**Description of the task**
Show every line of the records below that contains the word "this".

**Data section**

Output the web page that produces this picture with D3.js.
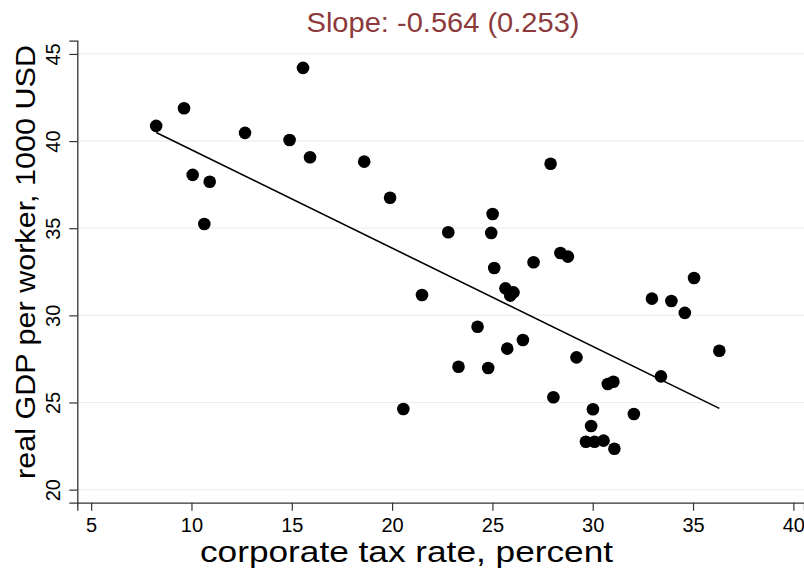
<!DOCTYPE html>
<html>
<head>
<meta charset="utf-8">
<script src="https://cdn.jsdelivr.net/npm/d3@7"></script>
<style>
  html, body { margin: 0; padding: 0; background: #fff; }
  svg { display: block; font-family: "Liberation Sans", Arial, Helvetica, sans-serif; }
</style>
</head>
<body>
<svg id="chart" width="804" height="570"></svg>
<script>
// corporate tax rate (percent) vs real GDP per worker (1000 USD)
const taxRate = [
  8.24, 9.63, 10.06, 10.91, 10.64, 12.67, 14.89, 15.56, 15.91, 18.61,
  19.90, 27.90, 25.01, 22.80, 24.94, 28.39, 28.76, 25.09, 27.05, 21.49,
  25.65, 26.05, 25.89, 24.26, 26.52, 25.74, 23.31, 24.79, 29.19, 20.56,
  28.04, 30.01, 29.92, 29.66, 30.09, 30.54, 31.08, 32.05, 30.75, 31.03,
  32.95, 33.92, 34.59, 35.05, 36.31, 33.40
];
const gdpWorker = [
  40.87, 41.88, 38.06, 37.67, 35.24, 40.47, 40.06, 44.20, 39.07, 38.82,
  36.75, 38.70, 35.82, 34.77, 34.73, 33.58, 33.37, 32.72, 33.05, 31.17,
  31.55, 31.32, 31.13, 29.35, 28.59, 28.09, 27.05, 26.98, 27.59, 24.63,
  25.30, 24.61, 23.65, 22.75, 22.75, 22.81, 22.35, 24.34, 26.06, 26.19,
  30.96, 30.82, 30.14, 32.14, 27.97, 26.50
];
const xTicks = [5, 10, 15, 20, 25, 30, 35, 40];
const yTicks = [20, 25, 30, 35, 40, 45];
const fitIntercept = 45.14;
const fitSlope = -0.564;
const fitSE = 0.253;

const svg = d3.select("#chart");

const x = d3.scaleLinear().domain([4.31, 40.53]).range([77.3, 804]);
const y = d3.scaleLinear().domain([19.25, 45.76]).range([502.7, 40.7]);

// gridlines
svg.append("g")
  .selectAll("line")
  .data(yTicks)
  .enter()
  .append("line")
  .attr("x1", x.range()[0])
  .attr("x2", x.range()[1])
  .attr("y1", d => y(d))
  .attr("y2", d => y(d))
  .attr("stroke", "#e9eff5")
  .attr("stroke-width", 1.2);

// axes
const xAxis = svg.append("g")
  .attr("transform", `translate(0, ${y.range()[0]})`)
  .call(d3.axisBottom(x).tickValues(xTicks).tickSizeOuter(0).tickSize(8).tickPadding(7));

const yAxis = svg.append("g")
  .attr("transform", `translate(${x.range()[0]}, 0)`)
  .call(d3.axisLeft(y).tickValues(yTicks).tickSizeOuter(0).tickSize(8));

[xAxis, yAxis].forEach(a => {
  a.select(".domain").attr("stroke", "#333").attr("stroke-width", 1.3);
  a.selectAll(".tick line").attr("stroke", "#333").attr("stroke-width", 1.2);
});

xAxis.selectAll(".tick text")
  .attr("fill", "#000")
  .style("font-size", "20px")
  .style("font-family", "'Liberation Sans', Arial, sans-serif");

// y tick labels are vertical, as in Stata
yAxis.selectAll(".tick text")
  .attr("fill", "#000")
  .attr("x", 0)
  .attr("dy", 0)
  .attr("text-anchor", "middle")
  .attr("transform", "translate(-17, 0) rotate(-90)")
  .style("font-size", "20px")
  .style("font-family", "'Liberation Sans', Arial, sans-serif");

// fitted line
const xMin = d3.min(taxRate), xMax = d3.max(taxRate);
svg.append("line")
  .attr("x1", x(xMin))
  .attr("y1", y(fitIntercept + fitSlope * xMin))
  .attr("x2", x(xMax))
  .attr("y2", y(fitIntercept + fitSlope * xMax))
  .attr("stroke", "#000")
  .attr("stroke-width", 1.6);

// points
svg.append("g")
  .selectAll("circle")
  .data(taxRate.map((d, i) => [d, gdpWorker[i]]))
  .enter()
  .append("circle")
  .attr("cx", d => x(d[0]))
  .attr("cy", d => y(d[1]))
  .attr("r", 6.3)
  .attr("fill", "#000");

// titles
svg.append("text")
  .attr("x", 443)
  .attr("y", 32)
  .attr("text-anchor", "middle")
  .attr("fill", "#8c3a3b")
  .attr("textLength", 273)
  .attr("lengthAdjust", "spacingAndGlyphs")
  .style("font-size", "28px")
  .text(`Slope: ${fitSlope.toFixed(3)} (${fitSE.toFixed(3)})`);

svg.append("text")
  .attr("x", 406.5)
  .attr("y", 562)
  .attr("text-anchor", "middle")
  .attr("fill", "#000")
  .attr("textLength", 413)
  .attr("lengthAdjust", "spacingAndGlyphs")
  .style("font-size", "30px")
  .text("corporate tax rate, percent");

svg.append("text")
  .attr("transform", "translate(35, 262) rotate(-90)")
  .attr("text-anchor", "middle")
  .attr("fill", "#000")
  .attr("textLength", 434)
  .attr("lengthAdjust", "spacingAndGlyphs")
  .style("font-size", "27px")
  .text("real GDP per worker, 1000 USD");
</script>
</body>
</html>
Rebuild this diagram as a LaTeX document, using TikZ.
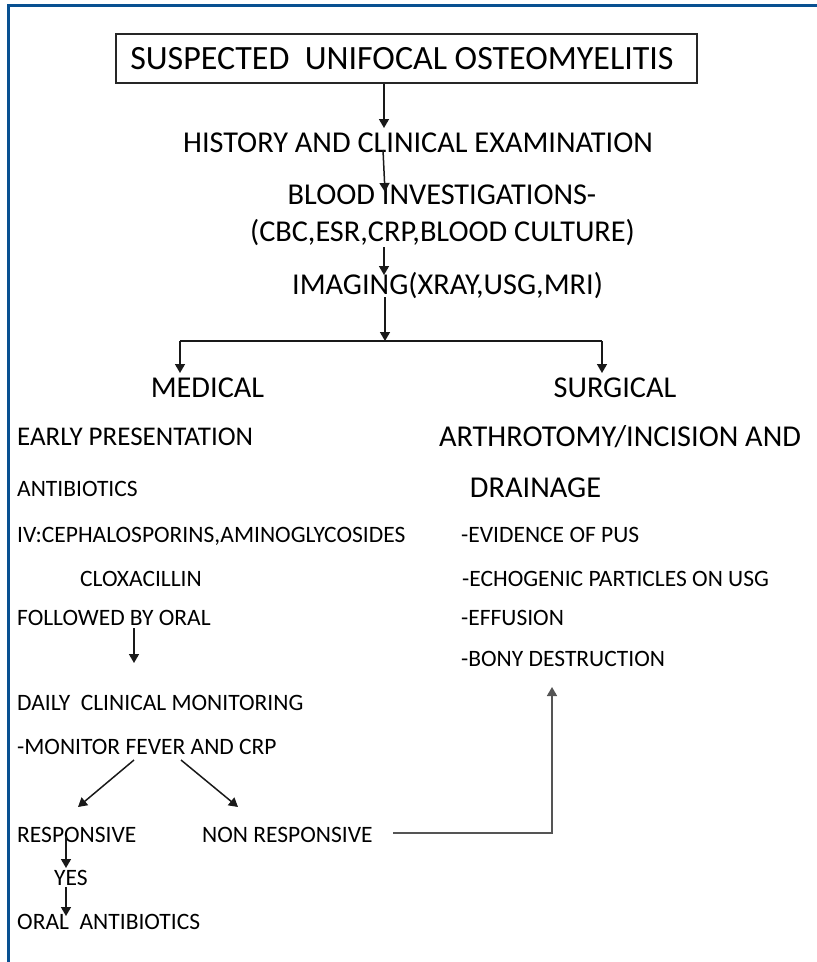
\documentclass[tikz,border=0pt]{standalone}
\usepackage{fontspec}
\setmainfont{Carlito}
\usetikzlibrary{arrows.meta}
\definecolor{framebl}{RGB}{8,80,145}
\definecolor{linkgray}{RGB}{85,85,85}
\begin{document}
\begin{tikzpicture}[x=1pt,y=-1pt,
  txt/.style={inner sep=0pt,text depth=0pt},
  big/.style={txt,font=\fontsize{34}{40}\selectfont,text height=21.5pt},
  head/.style={txt,font=\fontsize{30.3}{36}\selectfont,text height=19pt},
  mid/.style={txt,font=\fontsize{27}{32}\selectfont,text height=17pt},
  small/.style={txt,font=\fontsize{23.5}{28}\selectfont,text height=14.9pt},
  lft/.style={anchor=west},
  tip/.style={-{Triangle[width=10pt,length=9pt]}},
  flow/.style={draw=black!90,line width=1.5pt,tip},
  link/.style={draw=linkgray,line width=1.6pt},
]
\useasboundingbox (0,0) rectangle (817,962);
% outer frame (top and left edges)
\draw[framebl,line width=3pt] (8.5,962) -- (8.5,5.5) -- (817,5.5);

% title box
\node[draw=black!85,line width=1.2pt,minimum width=581pt,minimum height=49pt,
      inner sep=0pt,font=\fontsize{34}{40}\selectfont] (title) at (406.5,58.5)
      {\hspace*{-9pt}SUSPECTED\ \ UNIFOCAL OSTEOMYELITIS};

% main sequence
\node[head] (hist)  at (418,143)   {HISTORY AND CLINICAL EXAMINATION};
\node[head] (blood) at (442,195)   {BLOOD INVESTIGATIONS-};
\node[head] (tests) at (442.5,232) {(CBC,ESR,CRP,BLOOD CULTURE)};
\node[head] (imag)  at (447.5,285) {IMAGING(XRAY,USG,MRI)};

\coordinate (a1e) at (384,128);
\coordinate (a2) at (383,150);  \coordinate (a2e) at (385,192);
\coordinate (a3) at (384,247);  \coordinate (a3e) at (384,275);
\coordinate (a4) at (385,297);  \coordinate (split) at (385,341);
\coordinate (sl) at (180,341);  \coordinate (sr) at (602,341);
\coordinate (slt) at (180,373); \coordinate (srt) at (602,373);

\draw[flow] (title.south -| a1e) -- (a1e);
\draw[flow] (a2) -- (a2e);
\draw[flow] (a3) -- (a3e);
\draw[flow] (a4) -- (split);
\draw[line width=1.5pt,black!90] (sl) -- (sr);
\draw[flow] (sl) -- (slt);
\draw[flow] (sr) -- (srt);

% medical branch
\node[head] (med) at (207.5,388) {MEDICAL};
\node[mid,lft]   (early) at (17,437) {EARLY PRESENTATION};
\node[small,lft] (anti)  at (17,489) {ANTIBIOTICS};
\node[small,lft] (iv)    at (17,535) {IV:CEPHALOSPORINS,AMINOGLYCOSIDES};
\node[small,lft] (clox)  at (80,579) {CLOXACILLIN};
\node[small,lft] (oral)  at (17,618) {FOLLOWED BY ORAL};
\node[small,lft] (daily) at (17,703) {DAILY\ \ CLINICAL MONITORING};
\node[small,lft] (mon)   at (17,747) {-MONITOR FEVER AND CRP};
\node[small,lft] (resp)  at (17,835) {RESPONSIVE};
\node[small,lft] (nresp) at (202,835) {NON RESPONSIVE};
\node[small,lft] (yes)   at (54,878) {YES};
\node[small,lft] (orab)  at (17,922) {ORAL\ \ ANTIBIOTICS};

\coordinate (b1) at (134,628);  \coordinate (b1e) at (134,663);
\coordinate (c1) at (134,760);  \coordinate (c1e) at (78,807);
\coordinate (c2) at (181,760);  \coordinate (c2e) at (238,807);
\coordinate (d1) at (66,837);   \coordinate (d1e) at (66,868);
\coordinate (d2) at (66,887);   \coordinate (d2e) at (66,916);
\draw[flow] (b1) -- (b1e);
\draw[flow] (c1) -- (c1e);
\draw[flow] (c2) -- (c2e);
\draw[flow] (d1) -- (d1e);
\draw[flow] (d2) -- (d2e);

% surgical branch
\node[head] (surg)  at (615,388) {SURGICAL};
\node[head] (arth)  at (620,437) {ARTHROTOMY/INCISION AND};
\node[head] (drain) at (535.5,488) {DRAINAGE};
\node[small,lft] (pus)  at (461,535) {-EVIDENCE OF PUS};
\node[small,lft] (echo) at (462,579) {-ECHOGENIC PARTICLES ON USG};
\node[small,lft] (eff)  at (461,618) {-EFFUSION};
\node[small,lft] (bony) at (461,659) {-BONY DESTRUCTION};

% non responsive cases go to surgery
\coordinate (e0) at (393,833);
\coordinate (e1) at (552,833);
\coordinate (e2) at (552,687);
\draw[link,tip] (e0) -- (e1) -- (e2);
\end{tikzpicture}
\end{document}
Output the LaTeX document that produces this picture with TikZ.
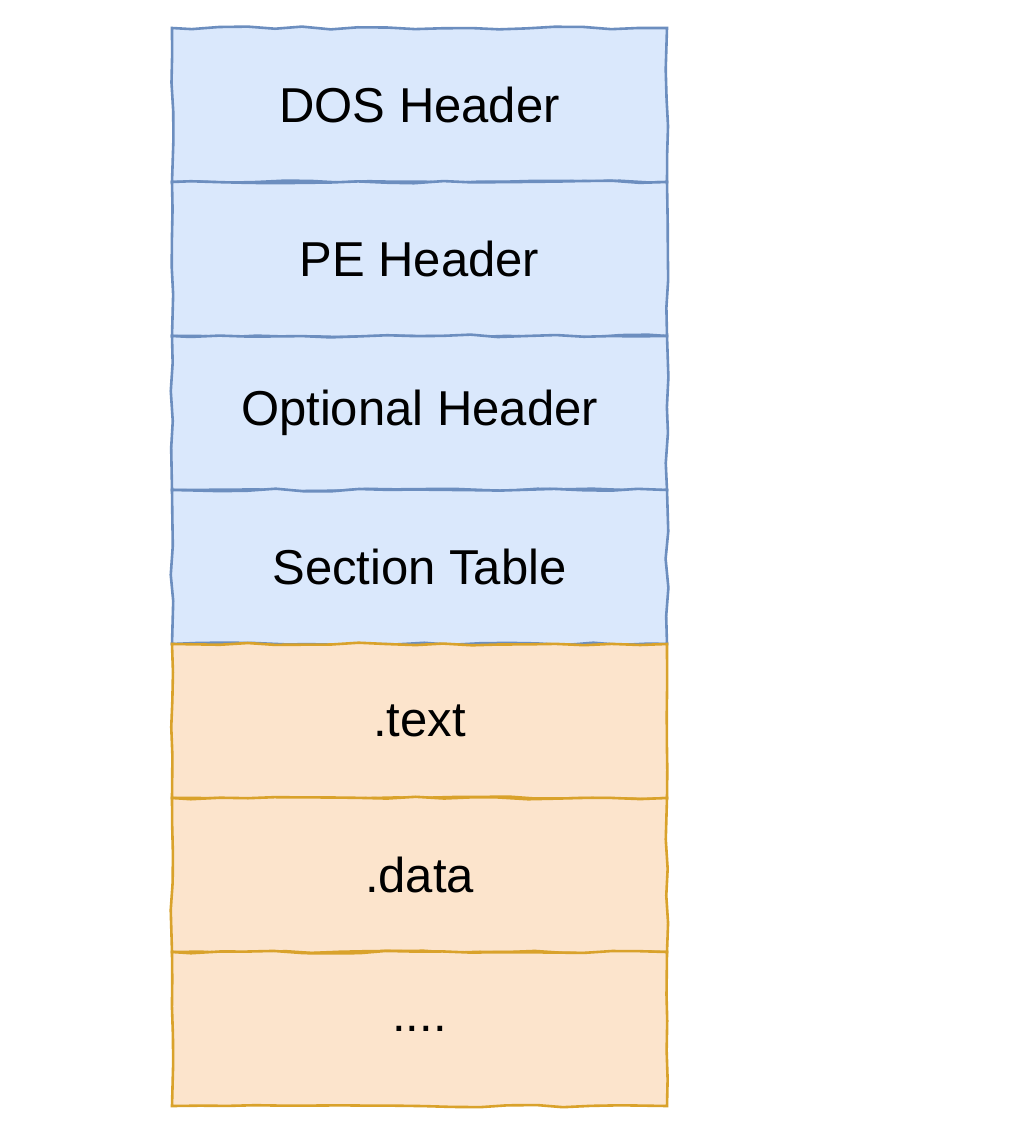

**Task response**
Output the web page that produces this picture with D3.js.
Rebuild this diagram as a LaTeX document, using TikZ.
Output the LaTeX document that produces this picture with TikZ.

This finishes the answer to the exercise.